契丹族认为自己是从鲜卑族中分离出来,也承认自己是炎黄子孙。如,《辽史·世表》记载说:“庖牺氏降,炎帝氏、黄帝氏子孙众多,王畿之封建有限,王政之布濩无穷,故君四方者,多二帝子孙,而自服土中者本同出也。考之字文周之《书》,辽本炎帝之后,而耶律俨称辽为轩辕后。俨《志》晚出,盍从周《书》。”认为“辽之先,出自炎帝,世为审吉国”【4】。辽朝史官耶律俨在修《辽史》时,依据契丹源于东胡、鲜卑的说法,取《晋书》、《魏书》等书以东胡、慕容鲜卑、拓跋鲜卑为黄帝之后的观点,认为契丹为轩辕(黄帝)之后,将契丹人说成是黄帝子孙。元人编写的《辽史》则认为契丹族是从鲜卑族中的宇文鲜卑直接发展而来,因此,取《周书》宇文鲜卑自称为炎帝之后的说法,并经过考证,认为契丹出于“炎帝之裔曰葛乌菟者”,将契丹说成是炎帝子孙。

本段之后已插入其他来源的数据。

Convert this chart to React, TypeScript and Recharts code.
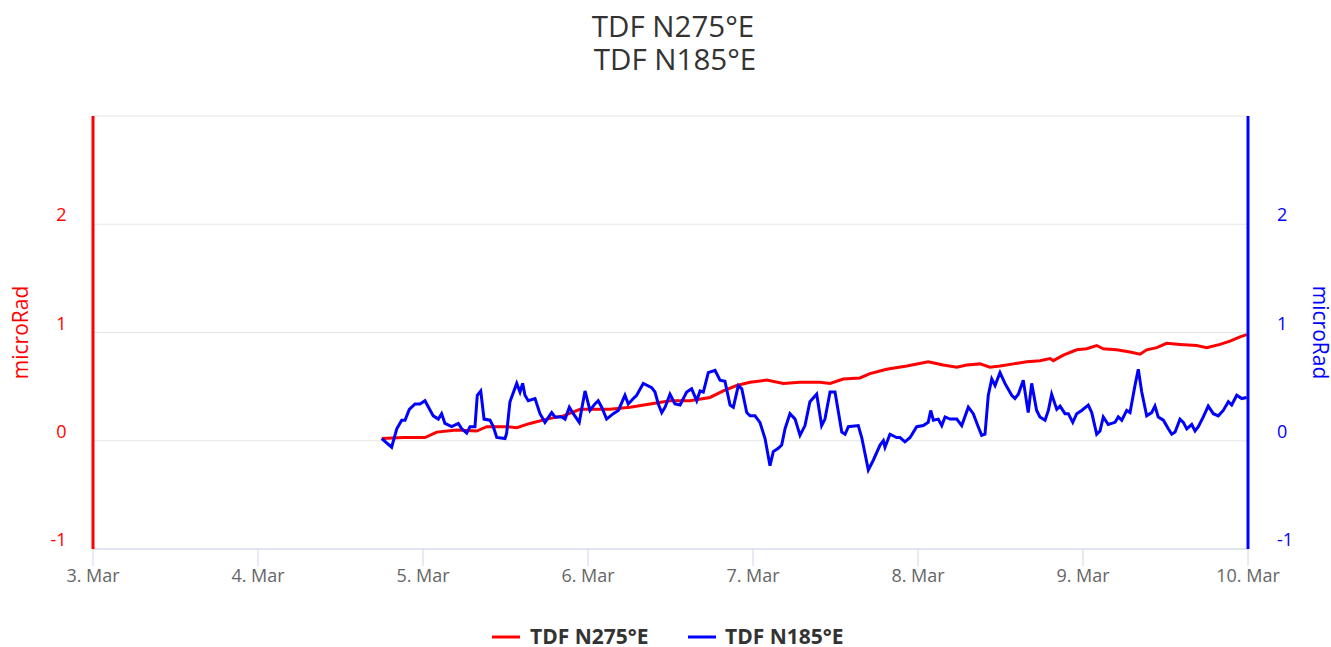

炎帝和黄帝是兄弟,同出于少典,契丹人有关自己始祖的说法虽然有黄帝和炎帝之不同,但最终还是一源,都是“炎黄子孙”。
关于契丹人自称“炎黄子孙”问题,不仅见于文献记载,也为近年来的考古发现所证实,如2003年辽宁阜新蒙古族自治县平安地乡阿汉土村宋家梁屯北山辽墓出土的《永清公主墓志》记载说“盖国家系轩辕皇帝之后”【5】;1989年内蒙古赤峰巴林左旗杨家营子镇石匠沟辽墓出土的《大契丹国夫人萧氏墓志》称萧氏丈夫耶律污斡里“其先出自虞舜”【6】。辽圣宗在《赐圆空国师诏》中,亦有“上从轩皇,下逮周发,皆资师保,用福邦家”【7】等语,均将契丹说成是黄帝之后。
显而易见,契丹人称自已为“炎黄子孙”,应该受到其先祖鲜卑人的影响。据史书记载,契丹族从鲜卑族中分离出来以后,与鲜卑族建立的北魏等政权接触频繁,“贡献不绝”【8】,他们对鲜卑人附会自己为“炎黄子孙”以及北魏等政权“自为中国之位号”【9】的情况应该有所了解,不能不受其影响。